• Task objective
Your answer should be a single number: the count of lines holding the word "chart".

• Data excerpt
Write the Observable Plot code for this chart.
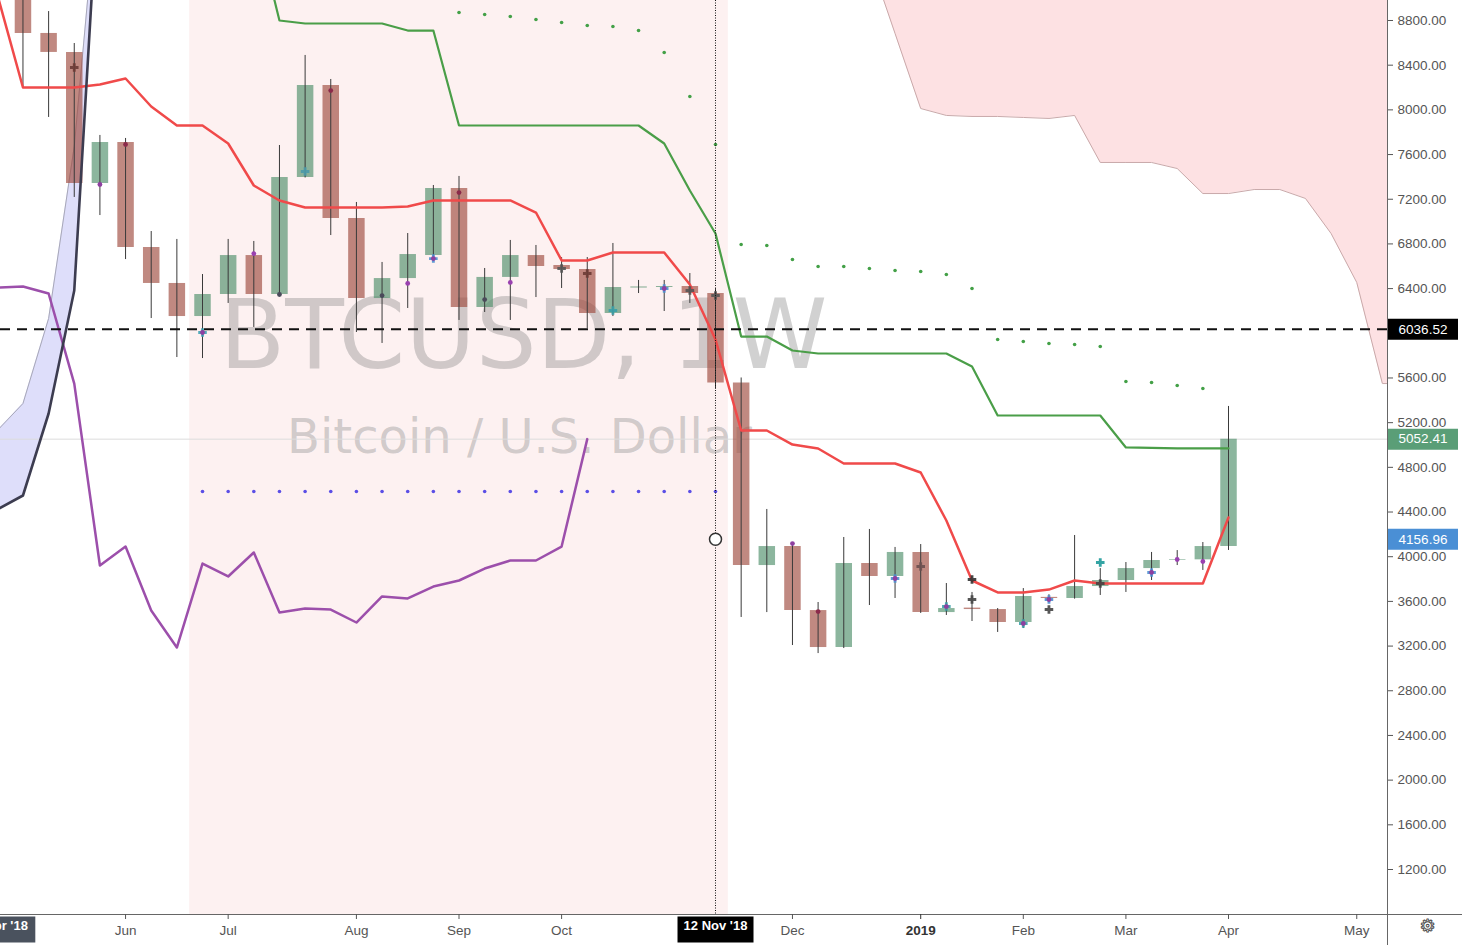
<!DOCTYPE html>
<html><head><meta charset="utf-8">
<script src="https://cdn.jsdelivr.net/npm/d3@7"></script>
<script src="https://cdn.jsdelivr.net/npm/@observablehq/plot@0.6"></script>
<style>html,body{margin:0;padding:0;background:#fff;overflow:hidden}</style>
</head><body><div id="chart"></div>
<script>
// ---- weekly bar dates (bar -1 .. bar 54) ----
const allWeeks = ["2018-04-30","2018-05-07","2018-05-14","2018-05-21","2018-05-28","2018-06-04","2018-06-11","2018-06-18","2018-06-25","2018-07-02","2018-07-09","2018-07-16","2018-07-23","2018-07-30","2018-08-06","2018-08-13","2018-08-20","2018-08-27","2018-09-03","2018-09-10","2018-09-17","2018-09-24","2018-10-01","2018-10-08","2018-10-15","2018-10-22","2018-10-29","2018-11-05","2018-11-12","2018-11-19","2018-11-26","2018-12-03","2018-12-10","2018-12-17","2018-12-24","2018-12-31","2019-01-07","2019-01-14","2019-01-21","2019-01-28","2019-02-04","2019-02-11","2019-02-18","2019-02-25","2019-03-04","2019-03-11","2019-03-18","2019-03-25","2019-04-01","2019-04-08","2019-04-15","2019-04-22","2019-04-29","2019-05-06","2019-05-13","2019-05-20"];

// ---- candles, bars 0..47 ----
const open  = [9250,8684,8514,7341,7708,6768,6446,6150,6347,6696,6347,7395,8218,7028,6311,6490,6696,7296,6231,6500,6696,6607,6571,6177,6405,6410,6419,6356,5555,3921,4091,3518,3187,3939,3823,4038,3500,3540,3527,3411,3636,3626,3733,3787,3894,3966,3972,4091];
const high  = [9400,8880,8594,7771,7744,6911,6840,6526,6840,6822,7681,8487,8272,7171,6634,6893,7323,7404,6580,6831,6786,6678,6678,6804,6473,6473,6535,6400,5600,4423,4127,3590,4172,4244,4083,4109,3760,3680,3536,3715,3660,4190,3894,3948,4038,4055,4127,5345];
const low   = [8200,7932,7216,7054,6660,6132,5783,5774,6267,6052,6338,7390,6875,6007,5909,6222,6670,6115,6186,6115,6320,6401,6043,6150,6356,6195,6267,5500,3456,3500,3205,3133,3178,3563,3626,3492,3474,3420,3322,3357,3590,3620,3653,3680,3787,3921,3877,4056];
const close = [8684,8514,7341,7708,6768,6446,6150,6347,6696,6347,7395,8218,7028,6311,6490,6705,7296,6231,6500,6696,6598,6571,6177,6410,6415,6419,6356,5555,3921,4091,3518,3187,3939,3823,4038,3500,3536,3527,3411,3644,3626,3733,3787,3894,3966,3972,4091,5052.41];

// ---- indicator lines ----
const redLineStart = -1;
const redLine = [9033,8200,8200,8200,8227,8281,8030,7860,7860,7699,7323,7189,7126,7126,7126,7126,7135,7189,7189,7189,7189,7081,6652,6652,6723,6723,6723,6437,5944,5130,5130,5004,4969,4834,4834,4834,4754,4324,3787,3680,3680,3706,3787,3760,3760,3760,3760,3760,4351];
const greenLineStart = 9;
const greenLine = [9730,8800,8773,8773,8773,8773,8710,8710,7860,7860,7860,7860,7860,7860,7860,7860,7699,7278,6893,5971,5971,5846,5819,5819,5819,5819,5819,5819,5703,5264,5264,5264,5264,5264,4978,4974,4969,4969,4969];
const laggingStart = -1;
const laggingLine = [6410,6419,6356,5550,3921,4091,3518,3187,3939,3823,4038,3500,3536,3527,3411,3644,3626,3733,3787,3894,3966,3966,4091,5052.41];
const leftCloudStart = -1;
const leftCloudDark = [4423,4548,5282,6383,10259];
const leftCloudThin = [5130,5371,6132,7672,10196];
const pinkCloudStart = 33;
const pinkCloudLower = [9355,8684,8012,7950,7941,7941,7932,7923,7950,7529,7529,7529,7475,7251,7251,7287,7287,7207,6893,6455,5550,5550];
const sarStart = 17;
const sarDots = [8872,8854,8836,8809,8782,8755,8746,8710,8514,8120,7690,6795,6786,6660,6598,6598,6580,6562,6553,6526,6401,5944,5926,5908,5899,5882,5568,5559,5533,5506];
const blueDotsStart = 7;
const blueDots = [4584,4584,4584,4584,4584,4584,4584,4584,4584,4584,4584,4584,4584,4584,4584,4584,4584,4584,4584,4584,4584];

// ---- markers on candles ----
const crossBars   = [2,7,11,16,21,22,23,25,26,27,34,35,36,37,37,39,40,40,42,42,44];
const crossPrices = [8379,6007,7448,6669,6580,6535,6204,6401,6383,6338,3805,3912,3554,3796,3617,3402,3617,3527,3948,3760,3859];
const crossColors = ["#6b3b35","#3fa3b5","#4a9aaa","#4d8fd0","#555555","#6b3b35","#3aa0a8","#4d8fd0","#555555","#555555","#4d8fd0","#6b5050","#3aa0a8","#333333","#444444","#3aa0a8","#4d8fd0","#444444","#1e9a9a","#444444","#4d8fd0"];
const dotBars   = [3,4,7,9,10,12,14,15,16,17,18,19,25,30,31,34,36,39,40,44,45,46];
const dotPrices = [7332,7690,6007,6714,6347,8173,6338,6446,6669,7260,6302,6455,6401,4118,3509,3805,3554,3402,3617,3859,3975,3957];
const dotColors = ["#8e3fa0","#8b2a4a","#8e3fa0","#9a40b0","#4a4a5a","#8b2a4a","#4a4a5a","#9a40b0","#8e3fa0","#8b2a4a","#4a4a5a","#9a40b0","#8e3fa0","#8e3fa0","#8b2a4a","#8e3fa0","#8e3fa0","#8e3fa0","#8e3fa0","#8e3fa0","#9a40b0","#9a40b0"];

// ---- levels, ranges, labels ----
const rangeStart = "2018-06-25", rangeEnd = "2018-11-12";
const crosshairDate = "2018-11-12", crosshairPrice = 4156.96;
const dashedLevel = 6036.52, lastPrice = 5052.41;
const priceBoxes = [{value:6036.52,color:"#000000"},{value:5052.41,color:"#5a9e77"},{value:4156.96,color:"#4a8fd5"}];
const dateBoxes = [{date:"2018-04-30",text:"30 Apr '18",color:"#4a525e"},{date:"2018-11-12",text:"12 Nov '18",color:"#000000"}];
// 6000.00 sits behind the 6036.52 label box, so it is not listed
const yTicks = [1200,1600,2000,2400,2800,3200,3600,4000,4400,4800,5200,5600,6400,6800,7200,7600,8000,8400,8800];
const xTickDates  = ["2018-06-04","2018-07-02","2018-08-06","2018-09-03","2018-10-01","2018-12-03","2019-02-04","2019-03-04","2019-04-01","2019-05-06"];
const xTickLabels = ["Jun","Jul","Aug","Sep","Oct","Dec","Feb","Mar","Apr","May"];
const yearTickDate = "2019-01-07", yearTickLabel = "2019";
const watermark1 = "BTCUSD, 1W", watermark2 = "Bitcoin / U.S. Dollar";

// ---- build tables ----
const toDate = s => new Date(s + "T00:00:00Z");
const barDate = b => toDate(allWeeks[b + 1]);
const series = (start, vals) => vals.map((v, i) => ({date: barDate(start + i), value: v}));
const candles = close.map((c, i) => ({date: barDate(i), open: open[i], high: high[i], low: low[i], close: c}));
const leftCloud = leftCloudDark.map((v, i) => ({date: barDate(leftCloudStart + i), dark: v, thin: leftCloudThin[i]}));
const pinkCloud = series(pinkCloudStart, pinkCloudLower);
const crosses = crossBars.map((b, i) => ({date: barDate(b), price: crossPrices[i], color: crossColors[i]}));
const dots = dotBars.map((b, i) => ({date: barDate(b), price: dotPrices[i], color: dotColors[i]}));
const xTicks = xTickDates.map(toDate);
const xLabelMap = new Map(xTicks.map((d, i) => [+d, xTickLabels[i]]));

const yDomain = [797.2, 8979];
const xDomain = [new Date("2018-04-30T20:53:00Z"), new Date("2019-05-14T09:22:00Z")];
const halfWeek = 3.5 * 864e5;
// axis lines continue into the margins (right price scale / bottom time scale)
const xAxisEnd = new Date(+xDomain[1] + 20.5 * 864e5);
const yAxisEnd = yDomain[0] - 280;

function boxSymbol(w, h) {
  return {draw(ctx) { ctx.moveTo(-w/2, -h/2); ctx.lineTo(w/2, -h/2); ctx.lineTo(w/2, h/2); ctx.lineTo(-w/2, h/2); ctx.closePath(); }};
}
const up = d => d.close >= d.open;

const plot = Plot.plot({
  width: 1462, height: 945,
  marginLeft: 0, marginRight: 75, marginTop: 0, marginBottom: 31,
  style: {background: "#fff", fontFamily: "'Liberation Sans', Arial, sans-serif", overflow: "visible"},
  x: {type: "utc", domain: xDomain, axis: null},
  y: {type: "linear", domain: yDomain, axis: null},
  marks: [
    // date range shading
    Plot.rect([{a: toDate(rangeStart), b: toDate(rangeEnd)}], {x1: d => new Date(+d.a - halfWeek), x2: d => new Date(+d.b + halfWeek), fill: "#fdf1f1"}),
    // bearish cloud (right)
    Plot.areaY(pinkCloud, {x: "date", y1: "value", y2: yDomain[1], fill: "#fde1e3", clip: true}),
    Plot.line(pinkCloud, {x: "date", y: "value", stroke: "#c9a9aa", strokeWidth: 1, clip: true}),
    // bullish cloud (left)
    Plot.areaY(leftCloud, {x: "date", y1: "dark", y2: "thin", fill: "#dedefa", clip: true}),
    Plot.line(leftCloud, {x: "date", y: "thin", stroke: "#a8a8b8", strokeWidth: 1, clip: true}),
    // watermark
    Plot.text([watermark1], {frameAnchor: "top-left", dx: 523, dy: 337, textAnchor: "middle", lineAnchor: "middle", fontSize: 96, fontFamily: "DejaVu Sans", fill: "#8c8c8c", fillOpacity: 0.4}),
    Plot.text([watermark2], {frameAnchor: "top-left", dx: 519, dy: 437, textAnchor: "middle", lineAnchor: "middle", fontSize: 48, fontFamily: "DejaVu Sans", fill: "#8c8c8c", fillOpacity: 0.4}),
    // last price line
    Plot.ruleY([lastPrice], {stroke: "#dcdcdc", strokeWidth: 1}),
    // dots
    Plot.dot(series(blueDotsStart, blueDots), {x: "date", y: "value", r: 1.8, fill: "#5b4ee6", clip: true}),
    Plot.dot(series(sarStart, sarDots), {x: "date", y: "value", r: 1.8, fill: "#43a047", clip: true}),
    // candles
    Plot.ruleX(candles, {x: "date", y1: "open", y2: "close", stroke: d => up(d) ? "#4f8f6a" : "#9e4a3e", strokeOpacity: 0.65, strokeWidth: 16.5, clip: true}),
    Plot.ruleX(candles, {x: "date", y1: "low", y2: "high", stroke: "#3a3a3a", strokeWidth: 1, clip: true}),
    // indicator lines
    Plot.line(series(redLineStart, redLine), {x: "date", y: "value", stroke: "#f04a4a", strokeWidth: 2.5, clip: true}),
    Plot.line(series(greenLineStart, greenLine), {x: "date", y: "value", stroke: "#4a9e48", strokeWidth: 2.2, clip: true}),
    Plot.line(series(laggingStart, laggingLine), {x: "date", y: "value", stroke: "#9c4fab", strokeWidth: 2.5, clip: true}),
    Plot.line(leftCloud, {x: "date", y: "dark", stroke: "#3c3c50", strokeWidth: 2.6, clip: true}),
    // markers
    Plot.dot(crosses, {x: "date", y: "price", symbol: "cross", r: 3.6, fill: "color", fillOpacity: 0.9, clip: true}),
    Plot.dot(dots, {x: "date", y: "price", r: 2.4, fill: "color", clip: true}),
    // dashed level
    Plot.ruleY([dashedLevel], {stroke: "#111", strokeWidth: 2, strokeDasharray: "10,7"}),
    // crosshair
    Plot.ruleX([toDate(crosshairDate)], {stroke: "#111", strokeWidth: 1, strokeDasharray: "1,1.5"}),
    Plot.dot([{date: toDate(crosshairDate), price: crosshairPrice}], {x: "date", y: "price", r: 6, fill: "#fff", stroke: "#333", strokeWidth: 1.5}),
    // frame lines
    Plot.frame({anchor: "right", stroke: "#666"}),
    Plot.frame({anchor: "bottom", stroke: "#666"}),
    Plot.ruleX([xDomain[1]], {y1: yDomain[0], y2: yAxisEnd, stroke: "#666"}),
    Plot.ruleY([yDomain[0]], {x1: xDomain[1], x2: xAxisEnd, stroke: "#666"}),
    // axes
    Plot.axisY(yTicks, {anchor: "right", tickFormat: d => d.toFixed(2), tickSize: 5, tickPadding: 5, fontSize: 13.5, color: "#555"}),
    Plot.axisX(xTicks, {anchor: "bottom", tickFormat: d => xLabelMap.get(+d), tickSize: 5, tickPadding: 6, fontSize: 13.5, color: "#555"}),
    Plot.axisX([toDate(yearTickDate)], {anchor: "bottom", tickFormat: () => yearTickLabel, tickSize: 5, tickPadding: 6, fontSize: 13.5, fontWeight: "bold", color: "#333"}),
    // axis label boxes
    Plot.dot(priceBoxes, {y: "value", frameAnchor: "right", dx: 35.5, symbol: boxSymbol(70, 21), fill: "color"}),
    Plot.text(priceBoxes, {y: "value", frameAnchor: "right", dx: 35.5, text: d => d.value.toFixed(2), textAnchor: "middle", fill: "#fff", fontSize: 13.5}),
    Plot.dot(dateBoxes, {x: d => toDate(d.date), frameAnchor: "bottom", dy: 15, symbol: boxSymbol(76, 26), fill: "color"}),
    Plot.text(dateBoxes, {x: d => toDate(d.date), frameAnchor: "bottom", dy: 15, text: "text", textAnchor: "middle", fill: "#fff", fontSize: 13, fontWeight: "bold"}),
    // settings gear
    Plot.text(["\u2699"], {frameAnchor: "bottom-right", dx: 40, dy: 17, textAnchor: "middle", fontSize: 18, fill: "none", stroke: "#444", strokeWidth: 0.9, fontFamily: "DejaVu Sans"})
  ]
});
document.getElementById("chart").appendChild(plot);
</script>
</body></html>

• Output for this task
3